Out of the box this car is quite and reasonably quick. As you run it you will notice that it does carry some topside weight. Because of the higher center of gravity it will never be as fast as their Lola or Lister. But when comparing apples to apples (Scalextric Camaro with Silicon tires) it becomes more realistic. Shown below are three cars that were run 20 laps each.


Stock TVR.

Best time is 4.1 seconds.


Scaley Camaro.

Best time is 3.9 seconds.


Scaley Lola.

Best time 3.5 seconds.




My Opinions

TVR 400R


Out of the box and running the car you will feel the magnet just like a Scalextric Mustang or Camaro. It has to be pushed pretty hard for a de-slot to happen.


On a whim I moved the magnet to the forward position and the laps times got slower and the tail did start to slide out some.

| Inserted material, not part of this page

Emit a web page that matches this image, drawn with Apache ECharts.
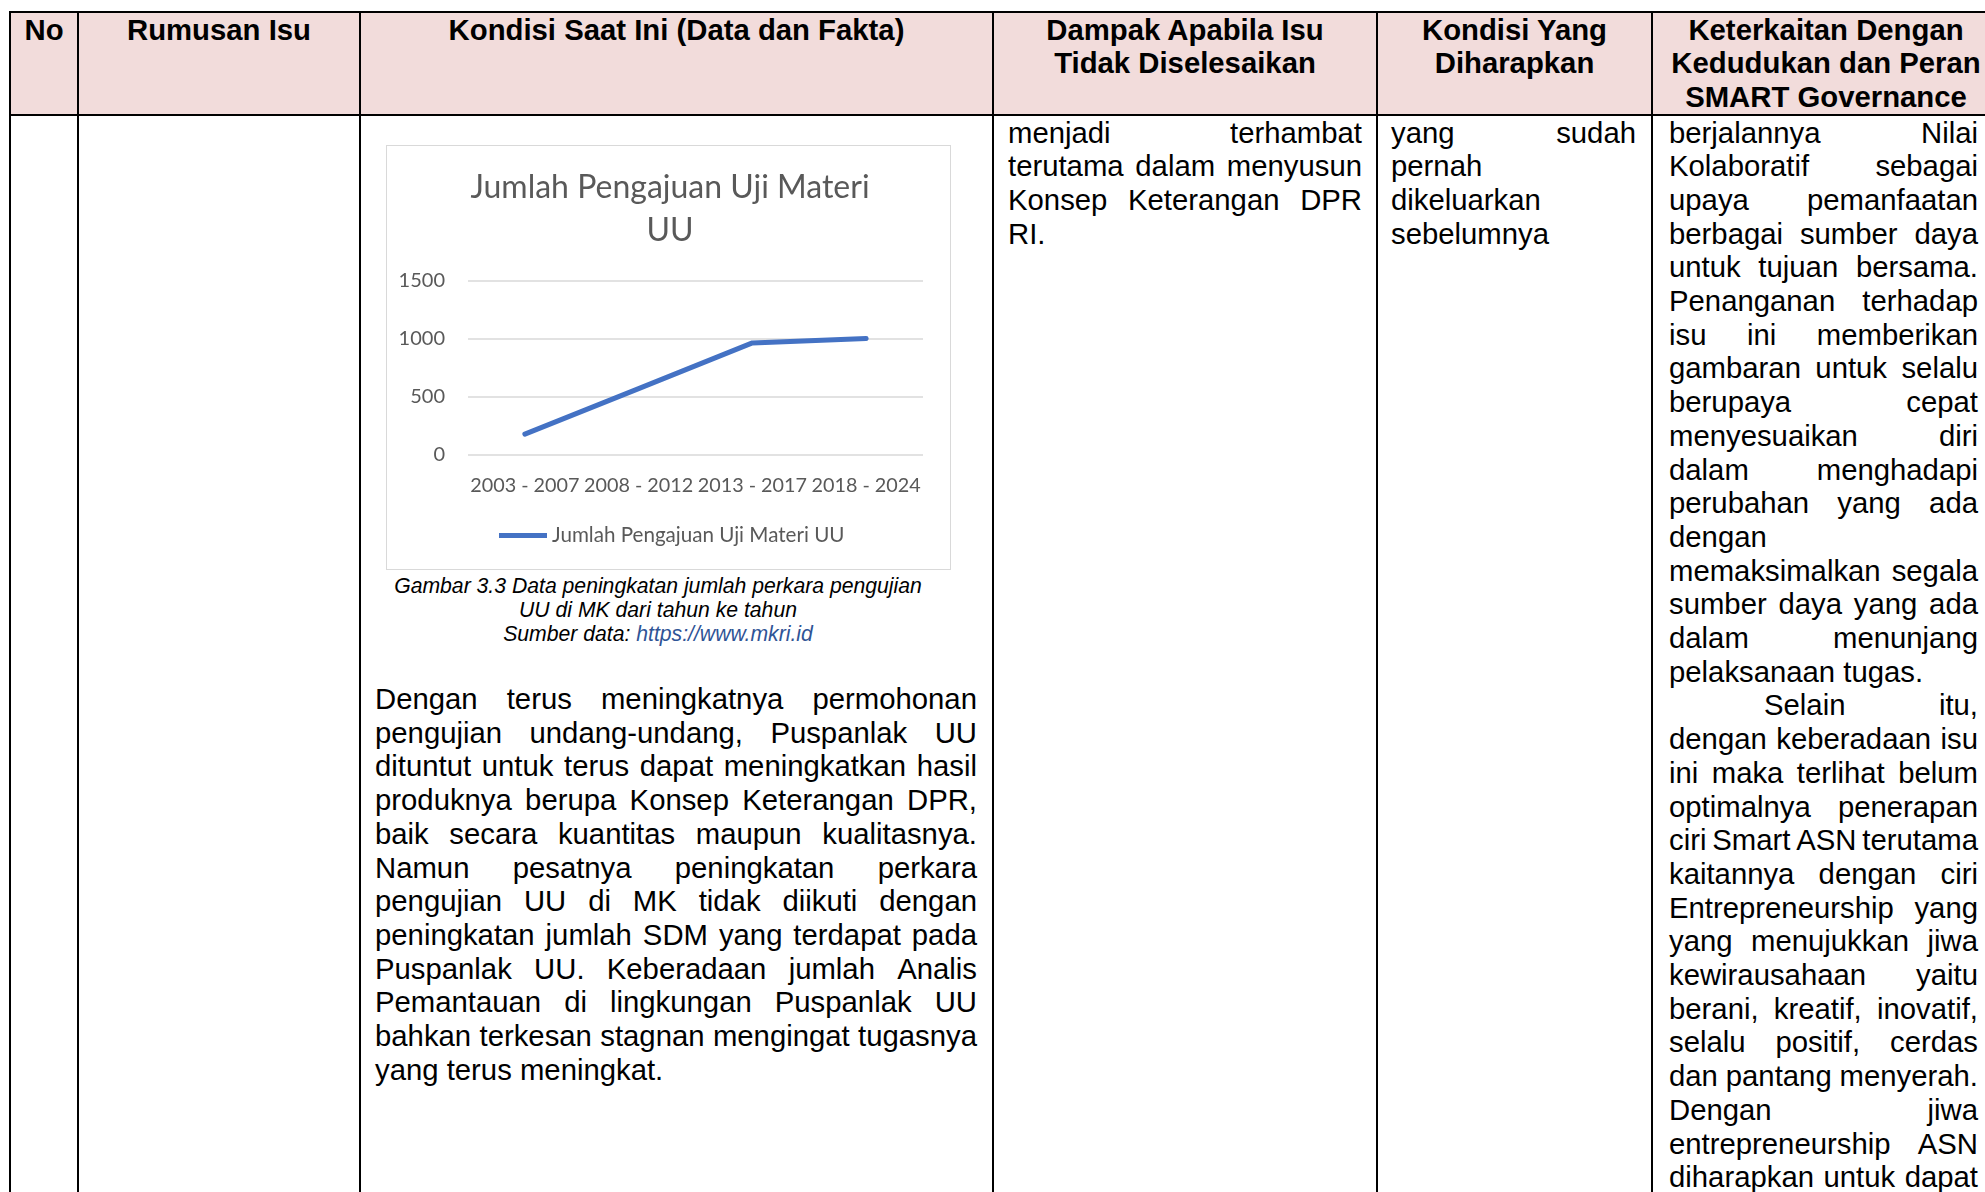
<!DOCTYPE html>
<html>
<head>
<meta charset="utf-8">
<script src="https://cdn.jsdelivr.net/npm/echarts@6/dist/echarts.min.js"></script>
<style>
html,body{margin:0;padding:0;background:#fff;}
body{width:1985px;height:1192px;overflow:hidden;position:relative;}
.blk{position:absolute;font-family:'Liberation Sans',Arial,Helvetica,sans-serif;color:#000;}
.ln{white-space:nowrap;}
.jl{display:flex;justify-content:space-between;white-space:nowrap;}
.vl{position:absolute;background:#000;width:2.6px;}
.hl{position:absolute;background:#000;height:2.6px;}
#chartBox{position:absolute;left:386px;top:145px;width:565px;height:425px;box-sizing:border-box;border:1.5px solid #d9d9d9;background:#fff;}
#chart{position:absolute;left:-1.5px;top:-1.5px;width:565px;height:425px;}
</style>
</head>
<body>
<div id="hdrbg" style="position:absolute;left:10px;top:12px;width:1990px;height:103px;background:#f2dcdb;"></div>
<div id="doc"></div>
<div id="chartBox"><div id="chart"></div></div>
<script>
// ---- chart data ----
const chartTitle = 'Jumlah Pengajuan Uji Materi\nUU';
const seriesName = 'Jumlah Pengajuan Uji Materi UU';
const categories = ['2003 - 2007', '2008 - 2012', '2013 - 2017', '2018 - 2024'];
const values = [180, 572, 966, 1005];
const yMin = 0, yMax = 1500, yStep = 500;

// ---- document text ----
const headerCells = [
  {x0: 10, x1: 78, lines: ['No']},
  {x0: 78, x1: 360, lines: ['Rumusan Isu']},
  {x0: 360, x1: 993, lines: ['Kondisi Saat Ini (Data dan Fakta)']},
  {x0: 993, x1: 1377, lines: ['Dampak Apabila Isu', 'Tidak Diselesaikan']},
  {x0: 1377, x1: 1652, lines: ['Kondisi Yang', 'Diharapkan']},
  {x0: 1652, x1: 2000, lines: ['Keterkaitan Dengan', 'Kedudukan dan Peran', 'SMART Governance']}
];
const dampakLines = [['menjadi terhambat', 'j'], ['terutama dalam menyusun', 'j'], ['Konsep Keterangan DPR', 'j'], ['RI.', 'l']];
const harapLines = [['yang sudah', 'j'], ['pernah', 'l'], ['dikeluarkan', 'l'], ['sebelumnya', 'l']];
const kaitLines = [
  ['berjalannya Nilai', 'j'], ['Kolaboratif sebagai', 'j'], ['upaya pemanfaatan', 'j'],
  ['berbagai sumber daya', 'j'], ['untuk tujuan bersama.', 'j'], ['Penanganan terhadap', 'j'],
  ['isu ini memberikan', 'j'], ['gambaran untuk selalu', 'j'], ['berupaya cepat', 'j'],
  ['menyesuaikan diri', 'j'], ['dalam menghadapi', 'j'], ['perubahan yang ada', 'j'],
  ['dengan', 'l'], ['memaksimalkan segala', 'j'], ['sumber daya yang ada', 'j'],
  ['dalam menunjang', 'j'], ['pelaksanaan tugas.', 'l'], ['Selain itu,', 'ji'],
  ['dengan keberadaan isu', 'j'], ['ini maka terlihat belum', 'j'], ['optimalnya penerapan', 'j'],
  ['ciri Smart ASN terutama', 'j'], ['kaitannya dengan ciri', 'j'], ['Entrepreneurship yang', 'j'],
  ['yang menujukkan jiwa', 'j'], ['kewirausahaan yaitu', 'j'], ['berani, kreatif, inovatif,', 'j'],
  ['selalu positif, cerdas', 'j'], ['dan pantang menyerah.', 'j'], ['Dengan jiwa', 'j'],
  ['entrepreneurship ASN', 'j'], ['diharapkan untuk dapat', 'j']
];
const paraLines = [
  ['Dengan terus meningkatnya permohonan', 'j'], ['pengujian undang-undang, Puspanlak UU', 'j'],
  ['dituntut untuk terus dapat meningkatkan hasil', 'j'], ['produknya berupa Konsep Keterangan DPR,', 'j'],
  ['baik secara kuantitas maupun kualitasnya.', 'j'], ['Namun pesatnya peningkatan perkara', 'j'],
  ['pengujian UU di MK tidak diikuti dengan', 'j'], ['peningkatan jumlah SDM yang terdapat pada', 'j'],
  ['Puspanlak UU. Keberadaan jumlah Analis', 'j'], ['Pemantauan di lingkungan Puspanlak UU', 'j'],
  ['bahkan terkesan stagnan mengingat tugasnya', 'j'], ['yang terus meningkat.', 'l']
];
const captionLines = ['Gambar 3.3 Data peningkatan jumlah perkara pengujian', 'UU di MK dari tahun ke tahun'];
const captionSrcLabel = 'Sumber data: ';
const captionSrcLink = 'https://www.mkri.id';

const doc = document.getElementById('doc');
const FS = 29.3, LH = 33.7;

function addBlock(x, top, w, lines, opts) {
  opts = opts || {};
  const b = document.createElement('div');
  b.className = 'blk';
  b.style.left = x + 'px'; b.style.top = top + 'px'; b.style.width = w + 'px';
  b.style.fontSize = (opts.fs || FS) + 'px';
  b.style.lineHeight = (opts.lh || LH) + 'px';
  if (opts.bold) b.style.fontWeight = 'bold';
  if (opts.italic) b.style.fontStyle = 'italic';
  lines.forEach(function (l) {
    const d = document.createElement('div');
    const txt = Array.isArray(l) ? l[0] : l;
    const mode = Array.isArray(l) ? l[1] : (opts.align || 'l');
    if (mode === 'j' || mode === 'ji') {
      d.className = 'jl';
      if (mode === 'ji') d.style.paddingLeft = '95px';
      const words = txt.split(' ');
      if (words.length === 1) d.style.justifyContent = 'flex-start';
      words.forEach(function (wd) { const s = document.createElement('span'); s.textContent = wd; d.appendChild(s); });
    } else {
      d.className = 'ln';
      d.style.textAlign = mode === 'c' ? 'center' : 'left';
      d.textContent = txt;
    }
    b.appendChild(d);
  });
  doc.appendChild(b);
  return b;
}

// header texts
headerCells.forEach(function (c) {
  addBlock(c.x0, 12.5, c.x1 - c.x0, c.lines, {bold: true, align: 'c'});
});
// body columns
addBlock(1008, 115.5, 354, dampakLines);
addBlock(1391, 115.5, 245, harapLines);
addBlock(1669, 115.5, 309, kaitLines);
addBlock(375, 682, 602, paraLines);
// caption
const cap = addBlock(308, 573.5, 700, captionLines, {fs: 21.2, lh: 24.4, italic: true, align: 'c'});
const srcLine = document.createElement('div');
srcLine.className = 'ln'; srcLine.style.textAlign = 'center';
const s1 = document.createElement('span'); s1.textContent = captionSrcLabel;
const s2 = document.createElement('span'); s2.textContent = captionSrcLink; s2.style.color = '#2f5496';
srcLine.appendChild(s1); srcLine.appendChild(s2);
cap.appendChild(srcLine);

// table rules
[10, 78, 360, 993, 1377, 1652].forEach(function (x) {
  const v = document.createElement('div'); v.className = 'vl';
  v.style.left = (x - 1.3) + 'px'; v.style.top = '10.7px'; v.style.height = '1190px';
  doc.appendChild(v);
});
[12, 115].forEach(function (y) {
  const h = document.createElement('div'); h.className = 'hl';
  h.style.left = '8.7px'; h.style.top = (y - 1.3) + 'px'; h.style.width = '2000px';
  doc.appendChild(h);
});

// ---- chart ----
const chart = echarts.init(document.getElementById('chart'), null, {renderer: 'canvas'});
const txtColor = '#595959';
const cFont = 'Lato, "Open Sans", sans-serif';
chart.setOption({
  animation: false,
  backgroundColor: 'transparent',
  title: {
    text: chartTitle, left: 284, top: 21, padding: 0,
    textAlign: 'center',
    textStyle: {fontFamily: cFont, fontWeight: 'normal', fontSize: 32, lineHeight: 43, color: txtColor}
  },
  grid: {left: 82, right: 28, top: 136, bottom: 115, containLabel: false},
  legend: {
    data: [seriesName], left: 113, top: 380, icon: 'rect', itemWidth: 48, itemHeight: 5, padding: 0,
    textStyle: {fontFamily: cFont, fontSize: 20.6, color: txtColor}
  },
  xAxis: {
    type: 'category', data: categories, boundaryGap: true,
    axisLine: {show: false}, axisTick: {show: false},
    axisLabel: {interval: 0, margin: 21, fontFamily: cFont, fontSize: 19.8, color: txtColor}
  },
  yAxis: {
    type: 'value', min: yMin, max: yMax, interval: yStep,
    axisLine: {show: false}, axisTick: {show: false},
    axisLabel: {margin: 23, fontFamily: cFont, fontSize: 20, color: txtColor, formatter: function (v) { return String(v); }},
    splitLine: {lineStyle: {color: '#d9d9d9', width: 1.5}}
  },
  series: [{
    name: seriesName, type: 'line', data: values, symbol: 'none', silent: true,
    lineStyle: {width: 5, color: '#4472C4', cap: 'round', join: 'round'},
    itemStyle: {color: '#4472C4'}
  }]
});
</script>
</body>
</html>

But the trade off here is once the magnet came loose so did the car. The guide doesn’t de-slot the car but what does happen is the back of the car will break loose and tip. Once tipped the guide will lift out of the slot and the car rolls. If the car had a deeper guide it would help solve some of this. Best runs were made with the magnet in the stock back position.


Truing the tires does help lap times the same as adding silicones. I did find the tires had good grip and were not that affected by dirt.


This car can also be run magnet free by adding some lead to the chassis, which will lower the center of gravity. Doing this will produce a decent magnet free car.


The things I didn’t like were the short guide, the rear spoiler and grill breakage.


Now overall it is a good decent running car. It runs on line with the Scalextric Camaro’s and Mustang’s. It needs little if any work to it and is a good running car out of the box. It’s quite and looks especially good with those small rear taillights blazing into night. I just wish now I had bought that Tuscan TVR.